Het verlangen naar het heiligdom mag onder de nieuwe bedeling ook betrokken worden op het verlangen naar de samenkomsten van de gemeente waar de Heere Jezus Christus door Zijn Geest op een bijzondere wijze aanwezig. Bovenal mogen we het verlangen naar het heiligdom betrekken op het uitzien naar de nederdaling van het nieuwe Jeruzalem uit de hemel. Een stad die geen tempel nodig heeft, omdat God en het Lam Zelf haar tempel zijn.
De literaire schoonheid van de Psalmen
Wij lezen en onderzoeken de Bijbel allereerst vanwege haar inhoud. De Bijbel is echter ook een boek van literaire schoonheid. Dat geldt zeker de dichterlijke gedeelten van de Bijbel. Niet altijd onderstreept de literaire schoonheid heel uitdrukkelijk de inhoud al is zij er nooit van los te maken. Meer dan eens is dat verband er heel uitdrukkelijk.
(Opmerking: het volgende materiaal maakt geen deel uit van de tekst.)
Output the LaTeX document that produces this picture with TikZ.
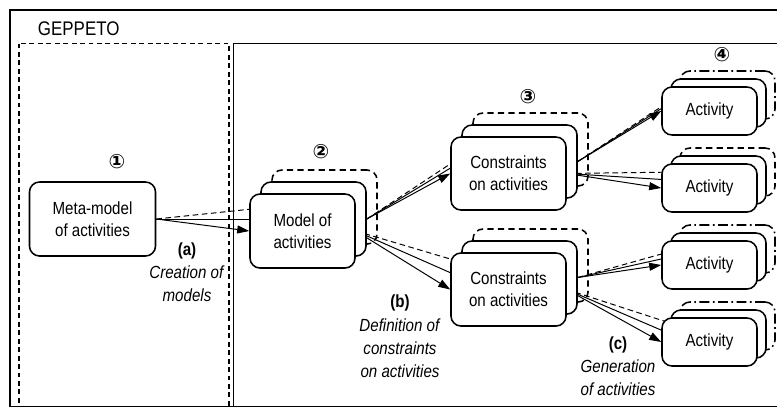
\documentclass[tikz,border=0pt]{standalone}
\usepackage{fontspec}
\setmainfont{Liberation Sans}[FakeStretch=0.86]
\newfontfamily\circfont{DejaVu Sans}
\usetikzlibrary{arrows.meta}
\pgfdeclarelayer{bg}
\pgfsetlayers{bg,main}
\tikzset{
  txt/.style={font=\fontsize{12.5}{15.5}\selectfont, align=center},
  box/.style={txt, draw, line width=1.1pt, fill=white, rounded corners=0.25cm, inner sep=0pt},
  midbox/.style={draw, line width=1.1pt, fill=white, rounded corners=0.25cm, inner sep=0pt},
  backbox/.style={draw, line width=1.1pt, rounded corners=0.25cm, inner sep=0pt, dash pattern=on 4.5pt off 3pt},
  dotbox/.style={backbox, dash pattern=on 7pt off 2.5pt on 1.2pt off 2.5pt},
  numlbl/.style={font=\circfont\bfseries\fontsize{14}{14}\selectfont},
  lbl/.style={txt, font=\fontsize{12.5}{16.5}\selectfont},
  con/.style={line width=0.7pt},
  dcon/.style={con, dash pattern=on 4pt off 2.5pt},
  arr/.style={con, -{Triangle[length=3mm,width=2mm]}}
}
\begin{document}
\begin{tikzpicture}[x=0.025cm, y=-0.025cm]
  \useasboundingbox (0,0) rectangle (777,409);
  % frames
  \draw[thick] (10,10) rectangle (779,406.5);
  \draw[thick, dash pattern=on 3.5pt off 2.5pt] (19,43.5) rectangle (229,406.5);
  \draw[thick] (233.5,43.5) rectangle (779,406.5);
  \node[txt, anchor=west, font=\fontsize{14}{14}\selectfont] (title) at (33,29) {GEPPETO};

  % meta-model
  \node[box, minimum width=3.15cm, minimum height=1.85cm] (meta) at (92.5,219) {Meta-model\\of activities};

  % model of activities
  \coordinate (model) at (302.5,231);
  \node[backbox, minimum width=2.625cm, minimum height=1.85cm] (model3) at ([shift={(22,-24)}]model) {};
  \node[midbox, minimum width=2.625cm, minimum height=1.85cm] (model2) at ([shift={(11,-12)}]model) {};
  \node[box, minimum width=2.625cm, minimum height=1.85cm] (model1) at (model) {Model of\\activities};

  % constraints
  \foreach \n/\y in {conA/173.5, conB/289.5} {
    \coordinate (\n) at (508.5,\y);
    \node[backbox, minimum width=2.875cm, minimum height=1.825cm] (\n3) at ([shift={(22,-24)}]\n) {};
    \node[midbox, minimum width=2.875cm, minimum height=1.825cm] (\n2) at ([shift={(11,-12)}]\n) {};
    \node[box, minimum width=2.875cm, minimum height=1.825cm] (\n1) at (\n) {Constraints\\on activities};
  }

  % activities
  \foreach \n/\y/\s in {actA/111/dotbox, actB/188/backbox, actC/265/dotbox, actD/342/dotbox} {
    \coordinate (\n) at (709.5,\y);
    \node[\s, minimum width=2.375cm, minimum height=1.2cm] (\n3) at ([shift={(18,-16)}]\n) {};
    \node[midbox, minimum width=2.375cm, minimum height=1.2cm] (\n2) at ([shift={(9,-8)}]\n) {};
    \node[box, minimum width=2.375cm, minimum height=1.2cm] (\n1) at (\n) {Activity};
  }

  % numbers
  \node[numlbl] (n1) at (117,162) {①};
  \node[numlbl] (n2) at (321,152) {②};
  \node[numlbl] (n3) at (528,97) {③};
  \node[numlbl] (n4) at (722,55) {④};

  % step labels
  \node[lbl] (la) at (187,272) {\textbf{(a)}\\\textit{Creation of}\\\textit{models}};
  \node[lbl] (lb) at (400,336.5) {\textbf{(b)}\\\textit{Definition of}\\\textit{constraints}\\\textit{on activities}};
  \node[lbl] (lc) at (618,366.5) {\textbf{(c)}\\\textit{Generation}\\\textit{of activities}};

  % connectors
  \begin{pgfonlayer}{bg}
    \draw[dcon] (meta.east) -- (model3.west);
    \draw[con] (meta.east) -- (model2.west);
    \draw[arr] (meta.east) -- (model1.west);
    \draw[dcon] (model2.east) -- (conA3.west);
    \draw[con] (model2.east) -- (conA2.west);
    \draw[arr] (model2.east) -- (conA1.west);
    \draw[dcon] (model1.east) -- (conB3.west);
    \draw[con] (model1.east) -- (conB2.west);
    \draw[arr] (model1.east) -- (conB1.west);
    \draw[dcon] (conA2.east) -- (actA3.west);
    \draw[con] (conA2.east) -- (actA2.west);
    \draw[arr] (conA2.east) -- (actA1.west);
    \draw[dcon] (conA1.east) -- (actB3.west);
    \draw[con] (conA1.east) -- (actB2.west);
    \draw[arr] (conA1.east) -- (actB1.west);
    \draw[dcon] (conB2.east) -- (actC3.west);
    \draw[con] (conB2.east) -- (actC2.west);
    \draw[arr] (conB2.east) -- (actC1.west);
    \draw[dcon] (conB1.east) -- (actD3.west);
    \draw[con] (conB1.east) -- (actD2.west);
    \draw[arr] (conB1.east) -- (actD1.west);
  \end{pgfonlayer}
\end{tikzpicture}
\end{document}
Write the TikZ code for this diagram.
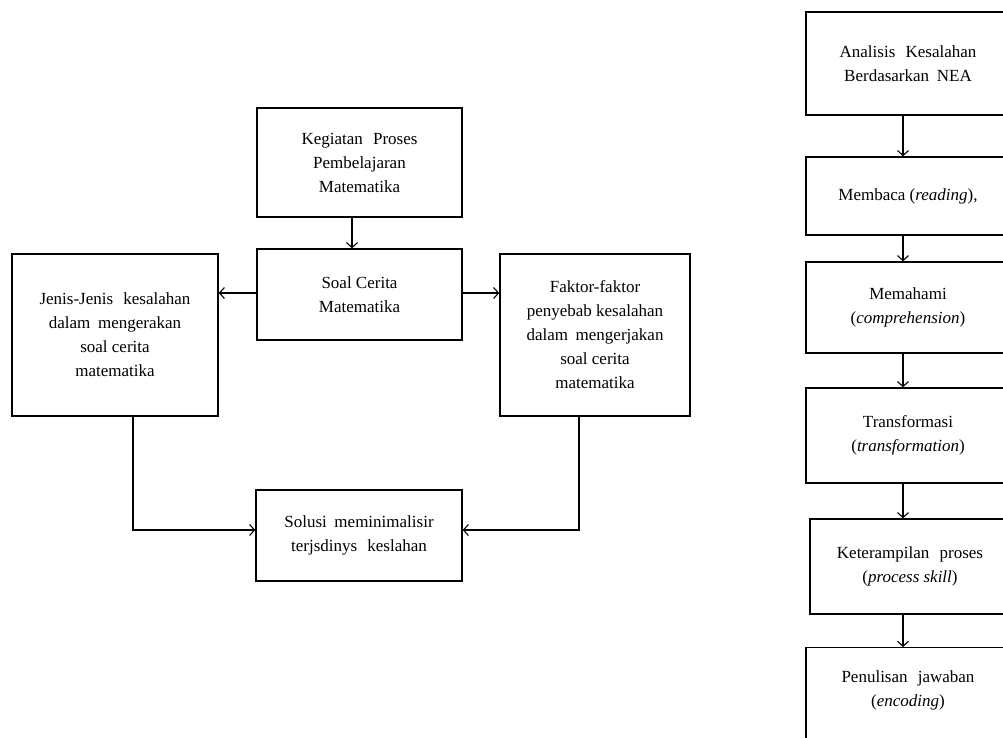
\documentclass[tikz,border=0pt]{standalone}
\usepackage{fontspec}
\setmainfont{Liberation Serif}
\usetikzlibrary{arrows.meta}
\begin{document}
\begin{tikzpicture}[x=1pt,y=-1pt,
  box/.style={draw, line width=1.4pt, inner sep=0pt, align=center,
    font=\fontsize{17}{24}\selectfont},
  arr/.style={line width=1.4pt,
    -{Straight Barb[length=5pt,width=11pt,line width=1.1pt]}}]
\useasboundingbox (0,0) rectangle (1003,737);
\clip (0,0) rectangle (1003,737);
% left diagram
\node[box, minimum width=205pt, minimum height=109pt] (keg) at (359.5,162.5)
  {Kegiatan\hspace{0.6em}Proses\\Pembelajaran\\Matematika};
\node[box, minimum width=205pt, minimum height=91pt] (soal) at (359.5,294.5)
  {Soal Cerita\\Matematika};
\node[box, minimum width=206pt, minimum height=162pt] (jenis) at (115,335)
  {Jenis-Jenis\hspace{0.6em}kesalahan\\dalam\hspace{0.45em}mengerakan\\soal cerita\\matematika};
\node[box, minimum width=190pt, minimum height=162pt] (faktor) at (595,335)
  {Faktor-faktor\\penyebab kesalahan\\dalam\hspace{0.45em}mengerjakan\\soal cerita\\matematika};
\node[box, minimum width=206pt, minimum height=91pt] (solusi) at (359,535.5)
  {Solusi\hspace{0.45em}meminimalisir\\terjsdinys\hspace{0.6em}keslahan};
\draw[arr] ([xshift=-7.5pt]keg.south) -- ([xshift=-7.5pt]soal.north);
\draw[arr] ([yshift=1.5pt]soal.west) -- ([yshift=1.5pt]soal.west -| jenis.east);
\draw[arr] ([yshift=1.5pt]soal.east) -- ([yshift=1.5pt]soal.east -| faktor.west);
\draw[arr] ([xshift=18pt]jenis.south) |- ([yshift=5.5pt]solusi.west);
\draw[arr] ([xshift=-16pt]faktor.south) |- ([yshift=5.5pt]solusi.east);
% right column
\node[box, minimum width=204pt, minimum height=103pt] (r1) at (908,63.5)
  {Analisis\hspace{0.6em}Kesalahan\\Berdasarkan\hspace{0.45em}NEA};
\node[box, minimum width=204pt, minimum height=78pt] (r2) at (908,196)
  {Membaca (\textit{reading}),};
\node[box, minimum width=204pt, minimum height=91pt] (r3) at (908,307.5)
  {Memahami\\(\textit{comprehension})};
\node[box, minimum width=204pt, minimum height=95pt] (r4) at (908,435.5)
  {Transformasi\\(\textit{transformation})};
\node[box, minimum width=200pt, minimum height=95pt] (r5) at (910,566.5)
  {Keterampilan\hspace{0.6em}proses\\(\textit{process skill})};
\node[box, minimum width=204pt, minimum height=120pt, anchor=north] (r6) at (908,647)
  {\\[-3pt]Penulisan\hspace{0.6em}jawaban\\(\textit{encoding})\\ \\ };
\draw[arr] ([xshift=-5pt]r1.south) -- ([xshift=-5pt]r2.north);
\draw[arr] ([xshift=-5pt]r2.south) -- ([xshift=-5pt]r3.north);
\draw[arr] ([xshift=-5pt]r3.south) -- ([xshift=-5pt]r4.north);
\draw[arr] ([xshift=-5pt]r4.south) -- ([xshift=-7pt]r5.north);
\draw[arr] ([xshift=-7pt]r5.south) -- ([xshift=-5pt]r6.north);
\end{tikzpicture}
\end{document}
Zo noem ik dat in het Hebreeuw elk van de eerste vier Psalmen 144 (12 maal 12) lettergrepen heeft. Dat is uiteraard niet toevallig. Psalm 104, de Psalm over de schepping, is opgebouwd in zeven strofen. Hebreeuwse dichtverzen tellen veelal twee en soms drie versdelen die elk op elkaar zijn betrokken. Heeft een dichtvers drie versdelen en staat het ook nog eens in het midden van een Psalm, dan wordt zo op literaire wijze het belang van de inhoud onderstreept. Dat geldt bijvoorbeeld voor Psalm 84:7.
Bij de bestudering van de Bijbel in het algemeen en van de Psalmen in het bijzonder geldt dat wij de leiding van Gods Geest nodig hebben. De psalmisten gaan ons daarin zelf voor met hun beden ‘Zend Uw licht en Uw waarheid dat die mij leiden’ (Ps. 43:3a ) en ‘Ontdek mijn ogen, dat ik aanschouwe de wonderen van Uw wet’ (Ps. 119:18). Om de Schrift uit te leggen is niet alleen kennis nodig van de taal, de grammatica en de historische achtergronden, maar ook geestelijke ervaring. Onze geestelijke ervaring moet overeenstemmen met die van de psalmist willen wij zijn nood en zijn vreugde echt verstaan. Luther zei dat alleen de ervaring/bevinding ons tot een echte theoloog maakt. Dat geldt voor elke christen. Dat geldt dubbel voor hen die geroepen zijn om het Woord te bedienen.